Race leader Cadel Evans was content to let the move go but the Garmin-Sharp team decided to chase. They were later followed by Movistar and Lampre Merida in doing so, finally prompting the BMC Racing Team to work to keep things at a reasonable gap.
Monsalve was first to the top of the Sant’Antonio climb (km. 123.5) and then tried to break clear with 45 kilometres to go. He was hauled back and after Bandiera took the intermediate sprint, then Tanner led the move over the top of the day’s second categorised mountain, the Rocchetta Sandri (km. 148.4).
The chasing group crossed the summit under three and a half minutes and conscious the gap was coming down all the time, Weening attacked with nineteen kilometres remaining.
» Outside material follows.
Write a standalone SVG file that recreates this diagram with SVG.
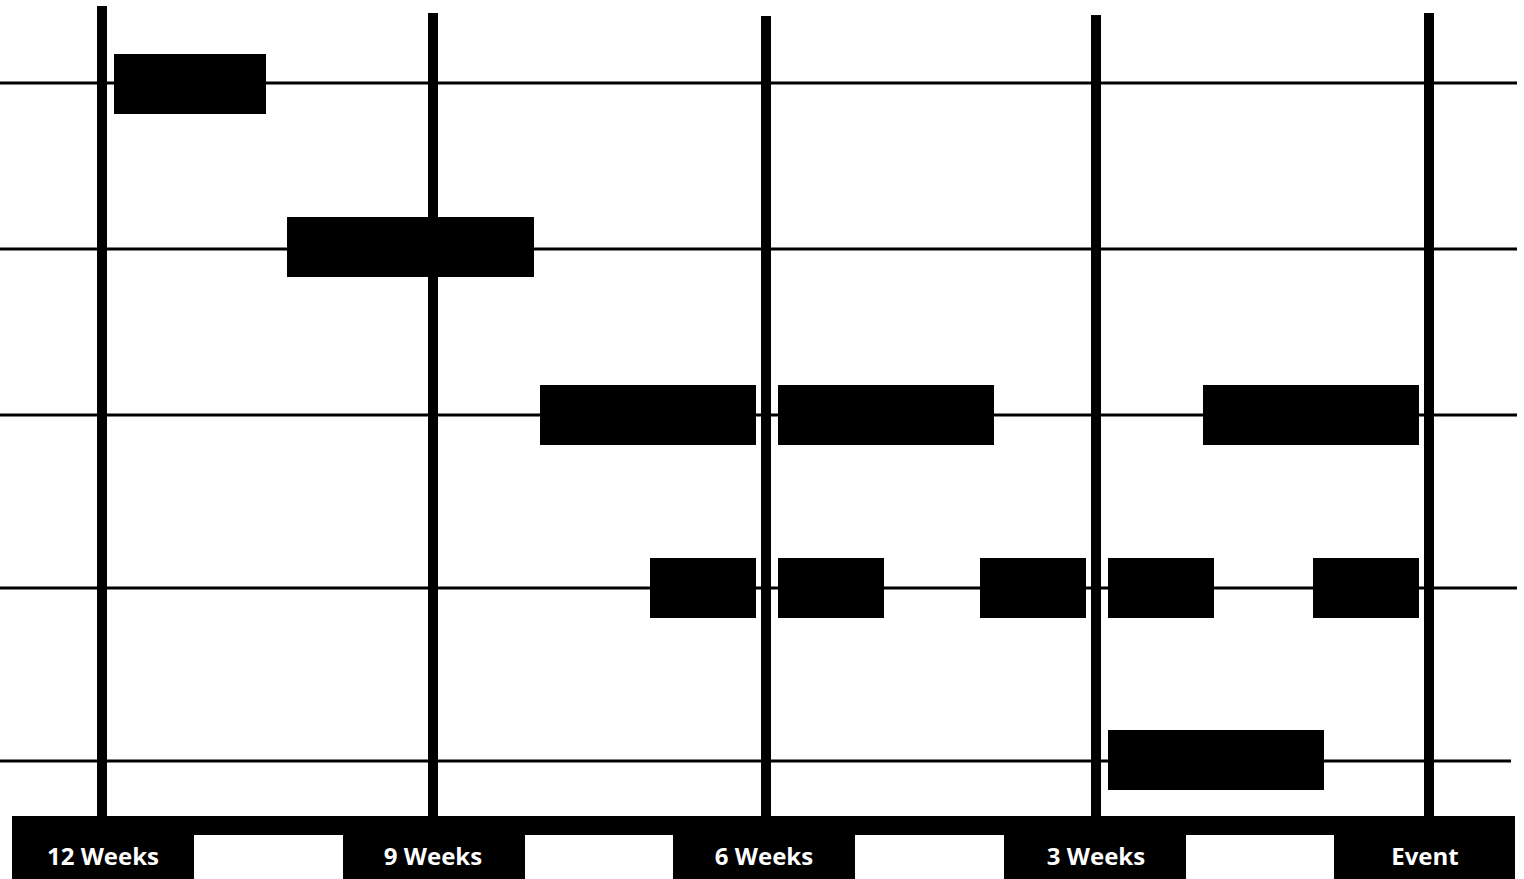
<svg xmlns="http://www.w3.org/2000/svg" width="1524" height="879" viewBox="0 0 1524 879">
<style>
.h{stroke:#000;stroke-width:3}
.v{stroke:#000;stroke-width:10}
.b{fill:#000}
.lbl{fill:#fff;font-family:"Open Sans","Liberation Sans",sans-serif;font-weight:bold;font-size:24px;text-anchor:middle}
</style>
<rect width="1524" height="879" fill="#fff"/>
<g id="rows">
<line class="h" x1="0" y1="83" x2="1517" y2="83"/>
<line class="h" x1="0" y1="249" x2="1517" y2="249"/>
<line class="h" x1="0" y1="415" x2="1517" y2="415"/>
<line class="h" x1="0" y1="588" x2="1517" y2="588"/>
<line class="h" x1="0" y1="761" x2="1511" y2="761"/>
</g>
<g id="weeks">
<line class="v" x1="102" y1="6" x2="102" y2="820"/>
<line class="v" x1="433" y1="13" x2="433" y2="820"/>
<line class="v" x1="766" y1="16" x2="766" y2="820"/>
<line class="v" x1="1096" y1="15" x2="1096" y2="820"/>
<line class="v" x1="1429" y1="13" x2="1429" y2="820"/>
</g>
<g id="axis">
<rect class="b" x="12" y="816" width="1503" height="63"/>
<rect fill="#fff" x="194" y="835" width="149" height="44"/>
<rect fill="#fff" x="525" y="835" width="148" height="44"/>
<rect fill="#fff" x="855" y="835" width="149" height="44"/>
<rect fill="#fff" x="1186" y="835" width="148" height="44"/>
<text class="lbl" x="103" y="865">12 Weeks</text>
<text class="lbl" x="433" y="865">9 Weeks</text>
<text class="lbl" x="764" y="865">6 Weeks</text>
<text class="lbl" x="1096" y="865">3 Weeks</text>
<text class="lbl" x="1425" y="865">Event</text>
</g>
<g id="bars">
<rect class="b" x="114" y="54" width="152" height="60"/>
<rect class="b" x="287" y="217" width="247" height="60"/>
<rect class="b" x="540" y="385" width="216" height="60"/>
<rect class="b" x="778" y="385" width="216" height="60"/>
<rect class="b" x="1203" y="385" width="216" height="60"/>
<rect class="b" x="650" y="558" width="106" height="60"/>
<rect class="b" x="778" y="558" width="106" height="60"/>
<rect class="b" x="980" y="558" width="106" height="60"/>
<rect class="b" x="1108" y="558" width="106" height="60"/>
<rect class="b" x="1313" y="558" width="106" height="60"/>
<rect class="b" x="1108" y="730" width="216" height="60"/>
</g>
</svg>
He was caught by Malacarne and the duo rode well together to maintain a lead that would enable them to fight for the stage.
Inside the final five kilometres Ag2r La Mondiale’s Domenico Pozzovivo attacked the Evans group and got a gap. He moved into third place on the road but couldn’t get close enough to fight for the stage, eventually crossing the line 42 seconds behind Weening and Malacarne.
However he did gain time on Evans and the other main contenders, reaching the finish 26 seconds ahead of them and moving from tenth to fourth overall, one minute twenty seconds behind Evans.
The Australian holds a 57 second advantage over Uran and is one minute and ten seconds ahead of the third-placed rider, Rafal Majka (Tinkoff Saxo).
He now has a rest day to relax somewhat, then will knuckle down again in his bid to take the second Grand Tour victory of his career.
Evans said that time will tell who his big rivals will be. “After the first two days in the mountains, it’s too early to say who’ll be strongest at the end of the Giro d’Italia. I can only judge Quintana on the Tour de France last year, and his Giro so far.
“He hasn’t been going as strong as we expected, but I think he’ll get there. Pozzovivo and his team look very strong, and Aru, too, looks good.”